### Exercise description
Among the entries below, please repeat exactly and only the lines from the line containing "What Chart.js code" to the line containing "const yTicks = [0, 1, 2, 3, 4, 5, 6];", both lines included.

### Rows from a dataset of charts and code
○ ○ ○ ○ ○ ○ ○

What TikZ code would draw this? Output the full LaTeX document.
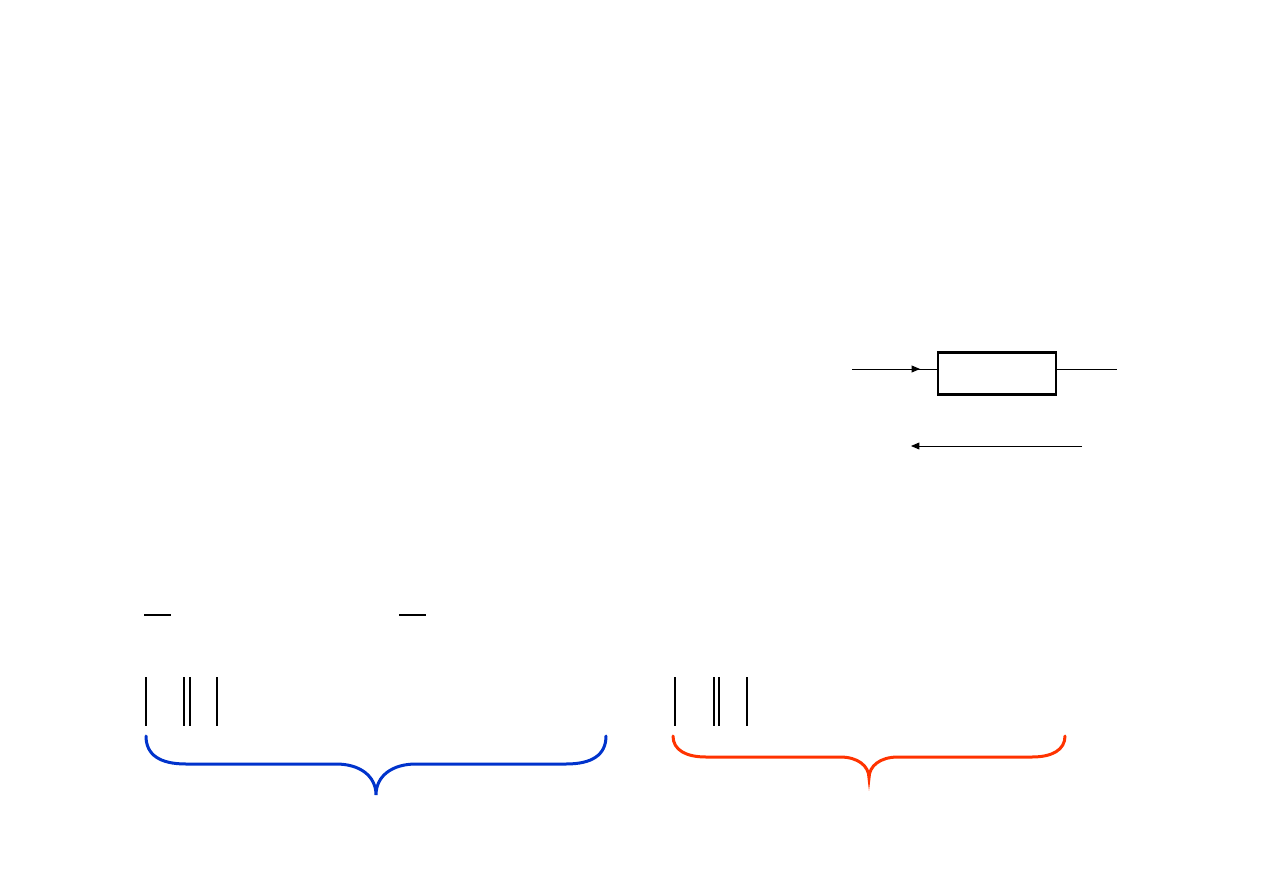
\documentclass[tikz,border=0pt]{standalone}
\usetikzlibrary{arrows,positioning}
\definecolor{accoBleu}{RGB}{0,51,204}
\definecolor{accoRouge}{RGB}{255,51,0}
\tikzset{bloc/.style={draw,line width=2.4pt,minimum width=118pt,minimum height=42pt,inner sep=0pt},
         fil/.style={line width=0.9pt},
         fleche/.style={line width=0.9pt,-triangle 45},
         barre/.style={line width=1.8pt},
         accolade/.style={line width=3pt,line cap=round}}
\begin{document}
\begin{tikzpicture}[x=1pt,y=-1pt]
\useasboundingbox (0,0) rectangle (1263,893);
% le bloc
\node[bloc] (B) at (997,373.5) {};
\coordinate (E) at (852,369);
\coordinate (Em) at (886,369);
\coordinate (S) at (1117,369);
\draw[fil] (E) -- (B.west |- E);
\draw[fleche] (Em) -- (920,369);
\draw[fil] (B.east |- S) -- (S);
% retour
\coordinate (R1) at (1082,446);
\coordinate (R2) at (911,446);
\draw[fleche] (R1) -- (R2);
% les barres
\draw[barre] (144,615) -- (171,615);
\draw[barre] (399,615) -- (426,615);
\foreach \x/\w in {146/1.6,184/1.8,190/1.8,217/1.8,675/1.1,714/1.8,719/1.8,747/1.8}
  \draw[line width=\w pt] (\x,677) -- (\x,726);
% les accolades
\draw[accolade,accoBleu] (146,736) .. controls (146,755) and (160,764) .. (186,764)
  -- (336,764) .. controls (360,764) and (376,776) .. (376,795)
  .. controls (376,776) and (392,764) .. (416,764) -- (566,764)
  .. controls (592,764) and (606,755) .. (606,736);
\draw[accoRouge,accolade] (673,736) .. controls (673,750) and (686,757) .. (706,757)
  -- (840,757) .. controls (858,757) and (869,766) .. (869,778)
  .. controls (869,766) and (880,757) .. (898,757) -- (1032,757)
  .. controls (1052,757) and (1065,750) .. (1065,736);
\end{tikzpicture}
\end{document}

○ ○ ○ ○ ○ ○ ○

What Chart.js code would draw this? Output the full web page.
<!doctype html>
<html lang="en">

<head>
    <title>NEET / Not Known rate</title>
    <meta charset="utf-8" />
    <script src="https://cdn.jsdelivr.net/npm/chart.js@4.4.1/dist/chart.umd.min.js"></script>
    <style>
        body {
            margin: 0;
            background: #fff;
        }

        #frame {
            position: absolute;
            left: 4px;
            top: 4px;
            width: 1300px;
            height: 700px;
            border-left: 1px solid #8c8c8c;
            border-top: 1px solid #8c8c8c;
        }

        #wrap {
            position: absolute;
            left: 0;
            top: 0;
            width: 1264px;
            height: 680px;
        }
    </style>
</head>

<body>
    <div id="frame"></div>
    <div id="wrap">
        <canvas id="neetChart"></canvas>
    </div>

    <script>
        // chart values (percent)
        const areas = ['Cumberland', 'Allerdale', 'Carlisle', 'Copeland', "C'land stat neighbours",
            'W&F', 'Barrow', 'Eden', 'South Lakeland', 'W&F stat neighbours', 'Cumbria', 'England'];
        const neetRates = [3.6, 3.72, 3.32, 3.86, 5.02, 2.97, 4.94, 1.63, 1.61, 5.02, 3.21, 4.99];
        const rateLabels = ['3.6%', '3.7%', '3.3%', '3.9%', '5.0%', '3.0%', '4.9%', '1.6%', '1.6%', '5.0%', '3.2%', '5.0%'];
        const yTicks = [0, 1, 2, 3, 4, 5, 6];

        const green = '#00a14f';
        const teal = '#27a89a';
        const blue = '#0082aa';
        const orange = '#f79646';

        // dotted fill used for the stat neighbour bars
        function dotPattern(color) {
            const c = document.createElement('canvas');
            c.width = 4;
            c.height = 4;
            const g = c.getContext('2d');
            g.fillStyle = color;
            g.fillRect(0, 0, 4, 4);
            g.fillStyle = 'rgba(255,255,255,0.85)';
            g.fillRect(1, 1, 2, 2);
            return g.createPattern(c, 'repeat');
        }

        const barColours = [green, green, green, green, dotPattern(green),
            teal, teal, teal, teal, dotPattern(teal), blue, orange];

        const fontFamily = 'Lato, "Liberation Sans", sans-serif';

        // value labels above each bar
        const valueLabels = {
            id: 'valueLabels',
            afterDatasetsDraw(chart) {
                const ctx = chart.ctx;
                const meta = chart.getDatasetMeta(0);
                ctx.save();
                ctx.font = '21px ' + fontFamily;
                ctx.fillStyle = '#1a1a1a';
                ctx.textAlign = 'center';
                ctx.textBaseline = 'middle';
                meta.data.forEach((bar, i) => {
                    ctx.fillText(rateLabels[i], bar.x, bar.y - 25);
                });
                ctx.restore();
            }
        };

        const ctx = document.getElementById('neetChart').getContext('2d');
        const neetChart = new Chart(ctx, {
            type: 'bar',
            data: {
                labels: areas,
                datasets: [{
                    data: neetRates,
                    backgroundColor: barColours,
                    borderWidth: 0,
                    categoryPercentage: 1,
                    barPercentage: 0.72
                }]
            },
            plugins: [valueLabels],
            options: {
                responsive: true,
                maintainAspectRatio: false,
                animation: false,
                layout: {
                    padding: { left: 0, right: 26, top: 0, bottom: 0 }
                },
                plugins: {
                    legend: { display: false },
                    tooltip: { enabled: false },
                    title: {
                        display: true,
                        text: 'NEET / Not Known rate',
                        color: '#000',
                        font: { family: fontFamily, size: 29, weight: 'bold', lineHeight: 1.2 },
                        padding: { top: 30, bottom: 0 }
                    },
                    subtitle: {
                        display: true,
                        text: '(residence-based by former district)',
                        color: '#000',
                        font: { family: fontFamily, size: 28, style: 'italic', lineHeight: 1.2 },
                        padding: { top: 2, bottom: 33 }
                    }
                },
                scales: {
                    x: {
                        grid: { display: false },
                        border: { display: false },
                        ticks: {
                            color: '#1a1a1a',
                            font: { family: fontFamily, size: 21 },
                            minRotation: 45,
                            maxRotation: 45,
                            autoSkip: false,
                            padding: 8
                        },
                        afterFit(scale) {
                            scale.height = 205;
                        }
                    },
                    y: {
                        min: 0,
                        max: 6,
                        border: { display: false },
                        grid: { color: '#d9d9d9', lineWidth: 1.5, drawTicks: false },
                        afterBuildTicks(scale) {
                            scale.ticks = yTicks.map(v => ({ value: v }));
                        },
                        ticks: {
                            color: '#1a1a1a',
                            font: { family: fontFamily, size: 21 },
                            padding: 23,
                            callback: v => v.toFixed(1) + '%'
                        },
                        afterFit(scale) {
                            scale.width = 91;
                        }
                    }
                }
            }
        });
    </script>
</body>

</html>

○ ○ ○ ○ ○ ○ ○

### Full output
What Chart.js code would draw this? Output the full web page.
<!doctype html>
<html lang="en">

<head>
    <title>NEET / Not Known rate</title>
    <meta charset="utf-8" />
    <script src="https://cdn.jsdelivr.net/npm/chart.js@4.4.1/dist/chart.umd.min.js"></script>
    <style>
        body {
            margin: 0;
            background: #fff;
        }

        #frame {
            position: absolute;
            left: 4px;
            top: 4px;
            width: 1300px;
            height: 700px;
            border-left: 1px solid #8c8c8c;
            border-top: 1px solid #8c8c8c;
        }

        #wrap {
            position: absolute;
            left: 0;
            top: 0;
            width: 1264px;
            height: 680px;
        }
    </style>
</head>

<body>
    <div id="frame"></div>
    <div id="wrap">
        <canvas id="neetChart"></canvas>
    </div>

    <script>
        // chart values (percent)
        const areas = ['Cumberland', 'Allerdale', 'Carlisle', 'Copeland', "C'land stat neighbours",
            'W&F', 'Barrow', 'Eden', 'South Lakeland', 'W&F stat neighbours', 'Cumbria', 'England'];
        const neetRates = [3.6, 3.72, 3.32, 3.86, 5.02, 2.97, 4.94, 1.63, 1.61, 5.02, 3.21, 4.99];
        const rateLabels = ['3.6%', '3.7%', '3.3%', '3.9%', '5.0%', '3.0%', '4.9%', '1.6%', '1.6%', '5.0%', '3.2%', '5.0%'];
        const yTicks = [0, 1, 2, 3, 4, 5, 6];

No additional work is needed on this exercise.